Why is it different from REDIRECT? Because TPROXY does not modify the transport layer header, it only forwards the packet without any modification. It also does not require connection tracking as the local port for the connection socket will be the original destination port.
The benefit of this function over the first two is that no exact port matching is necessary, so the users do not have to explicitly send SSH traffic to port 50080 to reach the service, just to mention an example.
There is also a fourth scenario, when only the -t
flag is set, that means X
uses its own address to communicate with Z
.
To sum up this a bit: IP_TRANSPARENT
socket option makes it possible to
assign an IP address to a socket regardless of whether it is assigned to any of
the network interfaces on our machine or not.

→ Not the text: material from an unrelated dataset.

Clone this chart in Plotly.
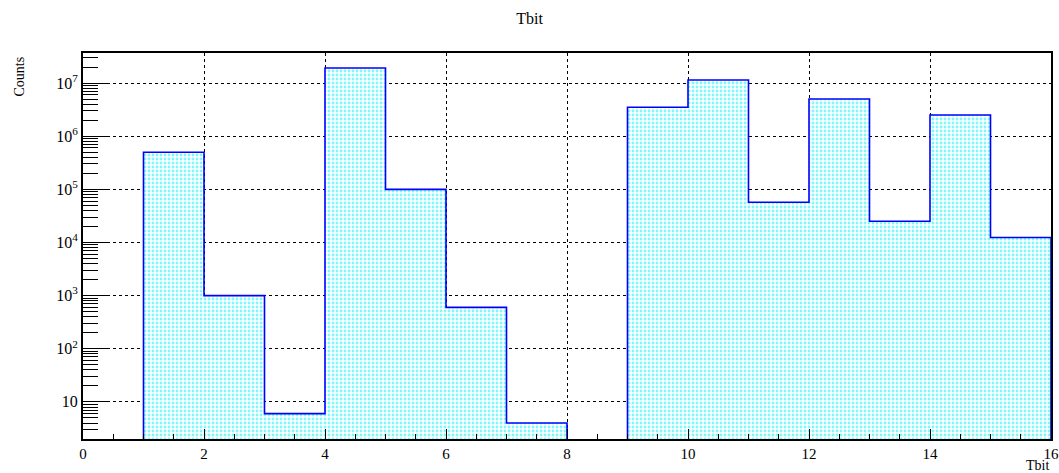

None of these require connection
tracking nor ip forwarding option set in the kernel, because the packets are not
forwarded, their payload is only copied from one socket to another.
To decide which socket we want to set transparent, the circumstances should be known, for now it is enough that it is possible, and the iptables support is only necessary for the listening socket to work.
Who knows who?
The answer is different on all three of the described scenarios.
In the firs case, both Y
and Z
knows X
but not each other.
In the second one, Y
knows X
and Z
knows Y
but not X
, as the source
address of the socket between X
and Z
is that of Y
.
From this point of view, the third option is the same as the second one, only
the destination port from Y
can vary.
In the forth scenario, we have the same knowledge as in the first, only the
destination port from Y
can vary.
Who configures this solution?
There is another difference from the other solutions here. A proxy is something that the service provide of the client configures to track and/or improve the internet access of the client.